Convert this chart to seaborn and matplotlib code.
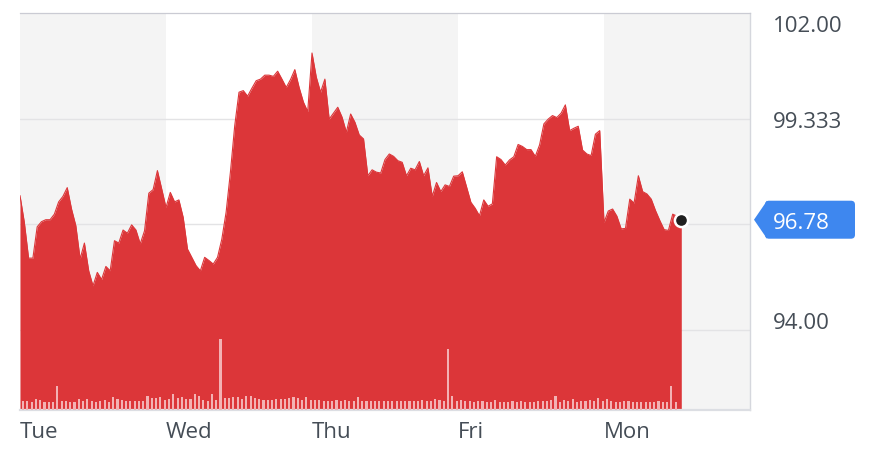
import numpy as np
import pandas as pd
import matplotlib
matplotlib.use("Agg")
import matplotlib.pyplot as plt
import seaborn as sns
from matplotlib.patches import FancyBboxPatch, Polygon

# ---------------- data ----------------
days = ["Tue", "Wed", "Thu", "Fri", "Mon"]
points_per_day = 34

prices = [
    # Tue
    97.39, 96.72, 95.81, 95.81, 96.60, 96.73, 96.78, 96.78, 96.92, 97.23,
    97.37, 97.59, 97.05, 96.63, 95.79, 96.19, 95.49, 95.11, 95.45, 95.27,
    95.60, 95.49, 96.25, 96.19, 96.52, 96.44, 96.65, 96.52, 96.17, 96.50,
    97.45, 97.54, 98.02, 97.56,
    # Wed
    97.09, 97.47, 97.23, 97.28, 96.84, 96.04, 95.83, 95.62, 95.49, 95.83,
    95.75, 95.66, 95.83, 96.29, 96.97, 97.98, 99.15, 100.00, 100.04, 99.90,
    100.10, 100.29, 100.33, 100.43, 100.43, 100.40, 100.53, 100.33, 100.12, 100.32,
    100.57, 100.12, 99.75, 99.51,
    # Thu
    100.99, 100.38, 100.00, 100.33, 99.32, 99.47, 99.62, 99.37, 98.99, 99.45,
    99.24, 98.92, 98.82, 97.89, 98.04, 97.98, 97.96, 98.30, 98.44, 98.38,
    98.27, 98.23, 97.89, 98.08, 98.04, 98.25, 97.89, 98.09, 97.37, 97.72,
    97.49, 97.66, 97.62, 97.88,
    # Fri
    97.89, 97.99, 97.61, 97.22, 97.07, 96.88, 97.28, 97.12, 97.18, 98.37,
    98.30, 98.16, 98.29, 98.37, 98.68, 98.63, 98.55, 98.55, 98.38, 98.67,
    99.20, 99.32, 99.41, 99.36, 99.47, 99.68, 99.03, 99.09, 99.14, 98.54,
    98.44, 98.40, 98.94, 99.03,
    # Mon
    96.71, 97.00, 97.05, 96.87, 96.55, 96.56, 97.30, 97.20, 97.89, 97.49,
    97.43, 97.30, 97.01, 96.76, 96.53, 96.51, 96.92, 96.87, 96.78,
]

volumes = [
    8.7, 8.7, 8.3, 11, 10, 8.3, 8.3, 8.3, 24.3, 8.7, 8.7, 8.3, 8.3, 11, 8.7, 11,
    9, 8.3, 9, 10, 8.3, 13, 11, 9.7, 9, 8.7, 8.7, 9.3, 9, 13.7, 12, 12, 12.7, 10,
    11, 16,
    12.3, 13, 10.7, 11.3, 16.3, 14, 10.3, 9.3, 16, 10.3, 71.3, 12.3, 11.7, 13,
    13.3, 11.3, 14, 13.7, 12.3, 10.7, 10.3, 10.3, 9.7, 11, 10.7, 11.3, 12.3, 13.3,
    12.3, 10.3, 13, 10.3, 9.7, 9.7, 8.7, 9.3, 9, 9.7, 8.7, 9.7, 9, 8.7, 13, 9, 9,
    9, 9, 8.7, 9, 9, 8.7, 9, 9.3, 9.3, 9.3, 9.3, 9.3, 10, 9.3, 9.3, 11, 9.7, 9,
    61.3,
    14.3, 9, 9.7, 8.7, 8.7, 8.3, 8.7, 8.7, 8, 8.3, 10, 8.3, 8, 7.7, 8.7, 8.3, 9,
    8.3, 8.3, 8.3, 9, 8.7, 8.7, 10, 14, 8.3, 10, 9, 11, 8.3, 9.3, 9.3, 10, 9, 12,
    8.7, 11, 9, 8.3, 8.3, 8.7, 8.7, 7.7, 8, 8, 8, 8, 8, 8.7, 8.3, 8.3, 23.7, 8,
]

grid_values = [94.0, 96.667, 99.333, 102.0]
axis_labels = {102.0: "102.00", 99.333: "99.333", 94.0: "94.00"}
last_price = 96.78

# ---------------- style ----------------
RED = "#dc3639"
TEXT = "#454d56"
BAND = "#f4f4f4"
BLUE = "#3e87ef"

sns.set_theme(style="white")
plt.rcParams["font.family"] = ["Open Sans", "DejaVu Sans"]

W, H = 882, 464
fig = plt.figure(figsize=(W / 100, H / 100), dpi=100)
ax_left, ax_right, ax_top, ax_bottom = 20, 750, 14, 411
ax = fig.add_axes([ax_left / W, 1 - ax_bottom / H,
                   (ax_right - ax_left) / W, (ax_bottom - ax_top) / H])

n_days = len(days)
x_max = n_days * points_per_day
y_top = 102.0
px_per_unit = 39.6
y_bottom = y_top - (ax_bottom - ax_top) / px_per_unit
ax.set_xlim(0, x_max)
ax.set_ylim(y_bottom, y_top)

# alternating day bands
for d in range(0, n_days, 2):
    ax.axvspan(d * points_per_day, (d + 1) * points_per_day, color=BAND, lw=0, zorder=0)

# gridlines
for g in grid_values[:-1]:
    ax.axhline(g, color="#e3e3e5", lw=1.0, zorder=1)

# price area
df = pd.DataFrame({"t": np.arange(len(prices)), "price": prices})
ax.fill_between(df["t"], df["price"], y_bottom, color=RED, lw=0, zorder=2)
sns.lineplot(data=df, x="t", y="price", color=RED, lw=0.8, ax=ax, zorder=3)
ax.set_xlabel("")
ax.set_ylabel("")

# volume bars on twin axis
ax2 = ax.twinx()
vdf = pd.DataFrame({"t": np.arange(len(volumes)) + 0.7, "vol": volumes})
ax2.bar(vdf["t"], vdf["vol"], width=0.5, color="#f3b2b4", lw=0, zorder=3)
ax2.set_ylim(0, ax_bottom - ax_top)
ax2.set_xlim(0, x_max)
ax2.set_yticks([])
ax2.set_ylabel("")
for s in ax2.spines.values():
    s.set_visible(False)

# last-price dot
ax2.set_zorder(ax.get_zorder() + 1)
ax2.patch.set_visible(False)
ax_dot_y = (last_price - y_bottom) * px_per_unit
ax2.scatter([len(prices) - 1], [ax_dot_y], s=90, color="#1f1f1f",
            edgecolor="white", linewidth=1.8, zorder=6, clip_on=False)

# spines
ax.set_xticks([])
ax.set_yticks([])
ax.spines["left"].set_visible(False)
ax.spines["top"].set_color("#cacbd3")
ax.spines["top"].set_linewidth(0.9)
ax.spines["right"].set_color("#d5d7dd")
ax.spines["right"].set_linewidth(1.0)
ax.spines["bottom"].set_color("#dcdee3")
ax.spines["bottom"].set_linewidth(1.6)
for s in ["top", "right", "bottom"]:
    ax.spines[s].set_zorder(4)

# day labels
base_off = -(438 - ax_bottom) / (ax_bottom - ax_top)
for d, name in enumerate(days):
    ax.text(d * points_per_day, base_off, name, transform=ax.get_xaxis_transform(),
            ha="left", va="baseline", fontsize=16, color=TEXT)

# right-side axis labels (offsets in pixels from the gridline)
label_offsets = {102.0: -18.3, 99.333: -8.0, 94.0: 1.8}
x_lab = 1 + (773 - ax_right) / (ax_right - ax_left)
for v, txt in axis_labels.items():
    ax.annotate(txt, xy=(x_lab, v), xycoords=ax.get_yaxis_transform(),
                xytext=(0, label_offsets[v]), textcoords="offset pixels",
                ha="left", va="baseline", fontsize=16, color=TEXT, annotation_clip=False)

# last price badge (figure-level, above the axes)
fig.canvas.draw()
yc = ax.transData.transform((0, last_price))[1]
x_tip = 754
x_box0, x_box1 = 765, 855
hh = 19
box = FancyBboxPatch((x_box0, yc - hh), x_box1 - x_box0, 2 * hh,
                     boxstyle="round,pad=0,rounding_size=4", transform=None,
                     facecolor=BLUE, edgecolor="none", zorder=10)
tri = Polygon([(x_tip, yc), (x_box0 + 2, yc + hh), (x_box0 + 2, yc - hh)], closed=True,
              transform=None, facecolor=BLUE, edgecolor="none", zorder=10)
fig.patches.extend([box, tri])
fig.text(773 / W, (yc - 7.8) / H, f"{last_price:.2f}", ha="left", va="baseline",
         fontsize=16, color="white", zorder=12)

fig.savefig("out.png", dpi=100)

_ _ _ _

EXERCISE REQUIREMENTS:
Starting at the first line of the material, output exactly the lines up to and including the one with "points_per_day = 34". Do not include the pictures.

EXERCISE ANSWER:
Convert this chart to seaborn and matplotlib code.
import numpy as np
import pandas as pd
import matplotlib
matplotlib.use("Agg")
import matplotlib.pyplot as plt
import seaborn as sns
from matplotlib.patches import FancyBboxPatch, Polygon

# ---------------- data ----------------
days = ["Tue", "Wed", "Thu", "Fri", "Mon"]
points_per_day = 34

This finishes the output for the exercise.